И тут же побежал во тьму, за ствол здоровенного дерева. Мне уже надоело лежать на брюхе, устал и замерз, осень. А там можно было стоять в полный рост. Я никак не мог отдышаться. Но это уже шалили нервы. Еще через несколько минут вернулся броневик, светанул лампой-фарой в рощицу и шарахнул длинной очередью. Я знаю, как бьет крупнокалиберный пулемет, сам в свое время был старшим стрелком. Посыпались тяжелые ветви. Кто-то вскрикнул. И словно на крик шарахнули еще раз. А «витязи» все палили очередями со всех сторон по зданиям Останкина, резвились, крушили. Они теперь были почти не страшны нам, только с верхних этажей самого телецентра можно было бить по залегшим в роще, но бить наугад, вслепую, во тьму.
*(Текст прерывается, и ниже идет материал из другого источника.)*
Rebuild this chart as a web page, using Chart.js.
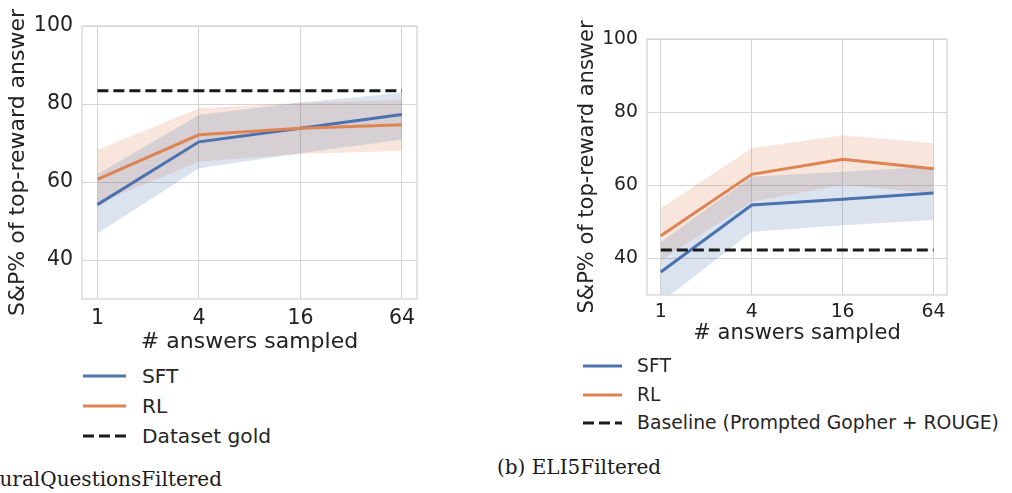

Страшнее были БТРы-убийцы. Эти косили беспощадно.

Когда глаза мои привыкли к темноте и мраку, я увидел, что в рощице лежат, сидят, пригнувшись, стоят за стволами тысячи людей. Почти никто не уходил. Я перебежками сновал между обстрелами от дерева к дереву. Ампилова не было. Ушел. Но многие повторяли как заклинание: «Нельзя уходить до утра! Нельзя бросать ребят!» Горько плакала рядом пожилая женщина: «Бедненькие, ребятки! Что же с ними сейчас сделают эти гады! Убийцы! Сволочи! Надо же идти к ним, спасать, ну что вы стоите, мужики, ну сделайте хоть что-нибудь!» С голыми руками идти под пули профессиональных убийц? На свет?! Люди вздыхали, многие, как и я, пытались подползти из рощи поближе, к зданию. Но очереди били в упор, из укрытий выползать было смерти подобно. Не жалели патронов защитнички «мирового сообщества». Как их потом нахваливали наши телевизионщики и «мастера искусств». Интеллигенция, превозносящая убийц, называющая их спасителями… мразь! погань! Впрочем, эти нерусские «мастера» никогда не жалели русского народа: ни в восемнадцатом, ни в тридцатых, ни в девяносто третьем. Вдохновители палачей и подстрекатели убийц — вот вам имя, интеллигентствующие холуи! Но там, под пулями я меньше всего думал про них. Я не знал, что делать. Я не мог уйти, ведь там еще погибали люди, если я уйду, значит, я их прощу, и я стану предателем.